**The problem:** Copy the data exactly as it appears, and do not include any pictures.

--------------------------------

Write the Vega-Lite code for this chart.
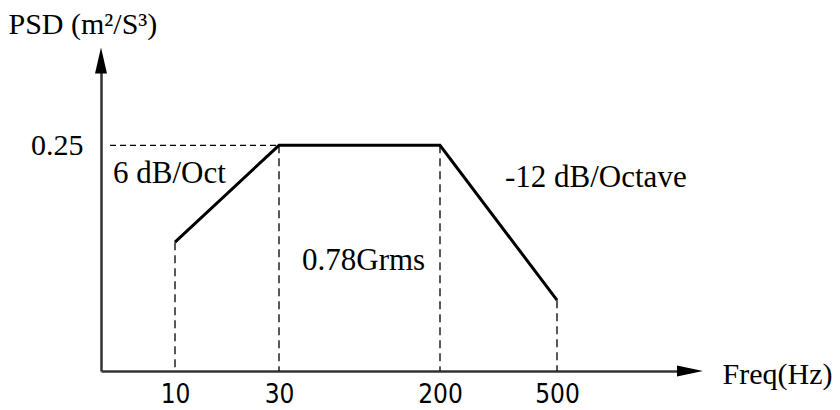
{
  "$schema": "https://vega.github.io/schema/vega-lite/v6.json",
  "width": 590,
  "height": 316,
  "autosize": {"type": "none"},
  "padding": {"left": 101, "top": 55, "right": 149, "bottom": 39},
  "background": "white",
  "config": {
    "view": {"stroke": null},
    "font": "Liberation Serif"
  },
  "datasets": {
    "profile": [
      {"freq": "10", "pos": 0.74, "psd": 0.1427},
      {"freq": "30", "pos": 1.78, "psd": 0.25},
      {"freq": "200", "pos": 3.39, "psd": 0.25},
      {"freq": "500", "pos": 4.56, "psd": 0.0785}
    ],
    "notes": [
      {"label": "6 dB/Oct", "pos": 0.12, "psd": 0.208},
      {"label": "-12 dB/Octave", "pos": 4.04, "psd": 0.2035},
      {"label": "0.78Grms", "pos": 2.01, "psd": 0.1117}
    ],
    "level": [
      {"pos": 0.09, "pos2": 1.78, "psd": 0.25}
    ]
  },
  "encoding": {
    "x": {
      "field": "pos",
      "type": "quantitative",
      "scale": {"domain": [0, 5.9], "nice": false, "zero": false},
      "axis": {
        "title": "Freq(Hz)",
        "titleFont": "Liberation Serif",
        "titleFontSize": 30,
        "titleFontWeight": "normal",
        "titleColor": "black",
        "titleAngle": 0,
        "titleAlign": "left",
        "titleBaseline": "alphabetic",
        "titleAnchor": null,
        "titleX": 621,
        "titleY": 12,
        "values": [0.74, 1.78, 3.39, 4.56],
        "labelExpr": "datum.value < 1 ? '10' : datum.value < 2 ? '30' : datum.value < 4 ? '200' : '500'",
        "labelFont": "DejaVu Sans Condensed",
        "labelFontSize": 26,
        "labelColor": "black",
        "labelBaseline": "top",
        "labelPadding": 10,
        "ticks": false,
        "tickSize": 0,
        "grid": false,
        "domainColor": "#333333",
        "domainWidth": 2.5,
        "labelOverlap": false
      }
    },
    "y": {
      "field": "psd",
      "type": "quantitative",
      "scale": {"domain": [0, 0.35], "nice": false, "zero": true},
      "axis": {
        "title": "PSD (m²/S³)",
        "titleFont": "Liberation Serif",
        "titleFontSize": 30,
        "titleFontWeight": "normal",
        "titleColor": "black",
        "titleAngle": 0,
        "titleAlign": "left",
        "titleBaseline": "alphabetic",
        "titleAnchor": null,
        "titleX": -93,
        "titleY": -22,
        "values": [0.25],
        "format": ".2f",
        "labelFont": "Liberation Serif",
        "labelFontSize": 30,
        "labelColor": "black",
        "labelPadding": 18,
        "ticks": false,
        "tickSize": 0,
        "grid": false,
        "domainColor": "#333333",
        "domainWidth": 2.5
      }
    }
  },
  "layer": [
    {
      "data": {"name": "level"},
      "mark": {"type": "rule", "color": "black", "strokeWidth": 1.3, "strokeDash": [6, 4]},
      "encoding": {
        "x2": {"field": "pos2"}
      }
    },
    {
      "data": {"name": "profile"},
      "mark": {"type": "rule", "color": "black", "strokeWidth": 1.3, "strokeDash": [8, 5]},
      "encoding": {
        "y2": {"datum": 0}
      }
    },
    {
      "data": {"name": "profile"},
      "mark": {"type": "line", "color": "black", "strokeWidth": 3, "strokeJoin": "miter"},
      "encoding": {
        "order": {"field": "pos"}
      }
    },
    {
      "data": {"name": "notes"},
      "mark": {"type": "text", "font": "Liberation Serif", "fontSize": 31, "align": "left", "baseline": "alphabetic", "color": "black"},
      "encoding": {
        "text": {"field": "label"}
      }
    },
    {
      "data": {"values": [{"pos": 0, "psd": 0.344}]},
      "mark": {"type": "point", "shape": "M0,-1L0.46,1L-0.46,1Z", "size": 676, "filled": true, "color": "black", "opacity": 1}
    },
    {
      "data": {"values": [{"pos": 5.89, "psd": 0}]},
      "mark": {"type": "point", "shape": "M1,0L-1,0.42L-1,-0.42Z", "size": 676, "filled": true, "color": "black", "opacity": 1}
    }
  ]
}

--------------------------------

**Response to the exercise:**
Write the Vega-Lite code for this chart.
{
  "$schema": "https://vega.github.io/schema/vega-lite/v6.json",
  "width": 590,
  "height": 316,
  "autosize": {"type": "none"},
  "padding": {"left": 101, "top": 55, "right": 149, "bottom": 39},
  "background": "white",
  "config": {
    "view": {"stroke": null},
    "font": "Liberation Serif"
  },
  "datasets": {
    "profile": [
      {"freq": "10", "pos": 0.74, "psd": 0.1427},
      {"freq": "30", "pos": 1.78, "psd": 0.25},
      {"freq": "200", "pos": 3.39, "psd": 0.25},
      {"freq": "500", "pos": 4.56, "psd": 0.0785}
    ],
    "notes": [
      {"label": "6 dB/Oct", "pos": 0.12, "psd": 0.208},
      {"label": "-12 dB/Octave", "pos": 4.04, "psd": 0.2035},
      {"label": "0.78Grms", "pos": 2.01, "psd": 0.1117}
    ],
    "level": [
      {"pos": 0.09, "pos2": 1.78, "psd": 0.25}
    ]
  },
  "encoding": {
    "x": {
      "field": "pos",
      "type": "quantitative",
      "scale": {"domain": [0, 5.9], "nice": false, "zero": false},
      "axis": {
        "title": "Freq(Hz)",
        "titleFont": "Liberation Serif",
        "titleFontSize": 30,
        "titleFontWeight": "normal",
        "titleColor": "black",
        "titleAngle": 0,
        "titleAlign": "left",
        "titleBaseline": "alphabetic",
        "titleAnchor": null,
        "titleX": 621,
        "titleY": 12,
        "values": [0.74, 1.78, 3.39, 4.56],
        "labelExpr": "datum.value < 1 ? '10' : datum.value < 2 ? '30' : datum.value < 4 ? '200' : '500'",
        "labelFont": "DejaVu Sans Condensed",
        "labelFontSize": 26,
        "labelColor": "black",
        "labelBaseline": "top",
        "labelPadding": 10,
        "ticks": false,
        "tickSize": 0,
        "grid": false,
        "domainColor": "#333333",
        "domainWidth": 2.5,
        "labelOverlap": false
      }
    },
    "y": {
      "field": "psd",
      "type": "quantitative",
      "scale": {"domain": [0, 0.35], "nice": false, "zero": true},
      "axis": {
        "title": "PSD (m²/S³)",
        "titleFont": "Liberation Serif",
        "titleFontSize": 30,
        "titleFontWeight": "normal",
        "titleColor": "black",
        "titleAngle": 0,
        "titleAlign": "left",
        "titleBaseline": "alphabetic",
        "titleAnchor": null,
        "titleX": -93,
        "titleY": -22,
        "values": [0.25],
        "format": ".2f",
        "labelFont": "Liberation Serif",
        "labelFontSize": 30,
        "labelColor": "black",
        "labelPadding": 18,
        "ticks": false,
        "tickSize": 0,
        "grid": false,
        "domainColor": "#333333",
        "domainWidth": 2.5
      }
    }
  },
  "layer": [
    {
      "data": {"name": "level"},
      "mark": {"type": "rule", "color": "black", "strokeWidth": 1.3, "strokeDash": [6, 4]},
      "encoding": {
        "x2": {"field": "pos2"}
      }
    },
    {
      "data": {"name": "profile"},
      "mark": {"type": "rule", "color": "black", "strokeWidth": 1.3, "strokeDash": [8, 5]},
      "encoding": {
        "y2": {"datum": 0}
      }
    },
    {
      "data": {"name": "profile"},
      "mark": {"type": "line", "color": "black", "strokeWidth": 3, "strokeJoin": "miter"},
      "encoding": {
        "order": {"field": "pos"}
      }
    },
    {
      "data": {"name": "notes"},
      "mark": {"type": "text", "font": "Liberation Serif", "fontSize": 31, "align": "left", "baseline": "alphabetic", "color": "black"},
      "encoding": {
        "text": {"field": "label"}
      }
    },
    {
      "data": {"values": [{"pos": 0, "psd": 0.344}]},
      "mark": {"type": "point", "shape": "M0,-1L0.46,1L-0.46,1Z", "size": 676, "filled": true, "color": "black", "opacity": 1}
    },
    {
      "data": {"values": [{"pos": 5.89, "psd": 0}]},
      "mark": {"type": "point", "shape": "M1,0L-1,0.42L-1,-0.42Z", "size": 676, "filled": true, "color": "black", "opacity": 1}
    }
  ]
}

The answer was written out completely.